After the furious move in the market in the past two days, numerous theories have already sprung up seeking to explain the sharp reversal in the downward risk pressure observed through most of October, with some speculating that the macro data is finally turning, that China is getting more aggressive in backstopping its capital markets, that underwater hedge funds are scrambling to load up on high beta names in a last-minute rush to catch up with the market, or that the selling pressure has simply been exhausted.

While all those may have some validity, they all try to goalseek the price action with some grand unifying narrative.

As to what is really happening, we go to Morgan Stanley’s Equity Derivatives team, which in a note released moments ago provides a startling answer: yesterday’s move was nothing but another furious short squeeze, to wit:

Worryingly the strength in US markets appears to be driven by a squeeze in the shorts, rather than a true “risk on” redeployment of capital.
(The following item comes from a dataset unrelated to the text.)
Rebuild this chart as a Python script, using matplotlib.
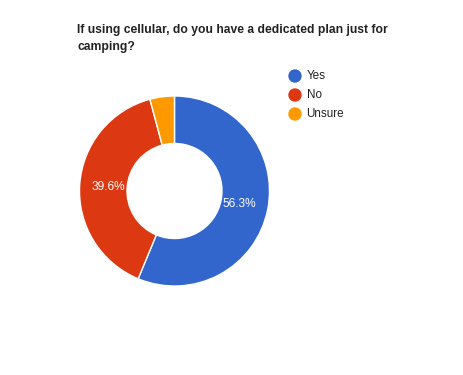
import matplotlib.pyplot as plt
from matplotlib.patches import Circle
from matplotlib.transforms import IdentityTransform

labels = ["Yes", "No", "Unsure"]
counts = [27, 19, 2]
pct_labels = ["56.3%", "39.6%", ""]  # as shown in the chart (tiny slice unlabeled)
colors = ["#3366cc", "#dc3912", "#ff9900"]

plt.rcParams['font.family'] = ['Liberation Sans', 'DejaVu Sans']

W, H = 463, 375
fig = plt.figure(figsize=(W / 100, H / 100), dpi=100)

# pie area in pixels: center (174.5, 191), radius 95
cx, cy, r = 174.5, 191, 95
ax = fig.add_axes([(cx - r) / W, (H - cy - r) / H, 2 * r / W, 2 * r / H])

lab_iter = iter(pct_labels)
wedges, texts, autotexts = ax.pie(
    counts, colors=colors, startangle=90, counterclock=False,
    radius=1, wedgeprops=dict(width=0.5, edgecolor="white", linewidth=1),
    autopct=lambda p: next(lab_iter), pctdistance=0.7,
    textprops=dict(color="white", fontsize=8.6))
ax.set_xlim(-1, 1)
ax.set_ylim(-1, 1)
ax.set_aspect("equal")
ax.axis("off")

title_lines = ["If using cellular, do you have a dedicated plan just for", "camping?"]
for i, line in enumerate(title_lines):
    fig.text(77 / W, 1 - (30 + i * 17) / H, line, fontsize=8.75,
             fontweight="bold", color="#222222", va="center")

# legend
for i, (lab, c) in enumerate(zip(labels, colors)):
    y = 76 + i * 19
    fig.add_artist(Circle((295, H - y), 6, color=c, transform=IdentityTransform()))
    fig.text(306.5 / W, 1 - y / H, lab, color="#222222", fontsize=8.4, va="center")

fig.savefig("out.png", dpi=100)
My colleagues in the US noting today that their basket (MSXXSHRT) outperformed meaningfully again today, the second largest one day relative move since 2016 – the largest move was Tuesday!

That’s for the US; there was some better news out of Europe where the move appears to have been more organic:

We just published an update on the short covering we are seeing in Europe and our recommendations for our baskets (MSSTHISI, MSSTARSI). In a nutshell the short covering we already saw throughout Jun-Aug, coupled with the comfortable p&l cushion, has ensured that short-covering is NOT driving European markets.

The lack of a squeeze also explains Europe’s modest bounce today:

After the October we just survived, I suppose it comes as no surprise that November kicked off with more of a whimper than a bang, as Eurostoxx50 closed up a mere 20bps. Despite this almost zero realised day, intraday gamma continues to offer staggering value (10d hi-lo realised sits ~26v, still around the Feb highs). This is in part driven by the “aimless” type trading on light volumes we see in our early morning sessions, as traders hold out to take our direction from US earnings and investor behaviour. It’s also certainly impacted by this incredibly distracting headline tennis on the potential escalation or de-escalation of trade wars.

Finally, Morgan Stanley’s quants have an interesting trade idea:

another fantastic update note from Rob & team looking at our favourite “End of QE” trade – short/long puts on MSSTWKBS Index. Ask us for a call.

  • All stocks rated BBB or worse, massive debt roll-over in next 3Y, issuance of credit expanding + quality of credit deteriorating.
  • The HF long book is unwinding, the short book can rise.
  • Theme outperformed in sell-off so great opportunity for shorts to re-engage in preparation for QE ending.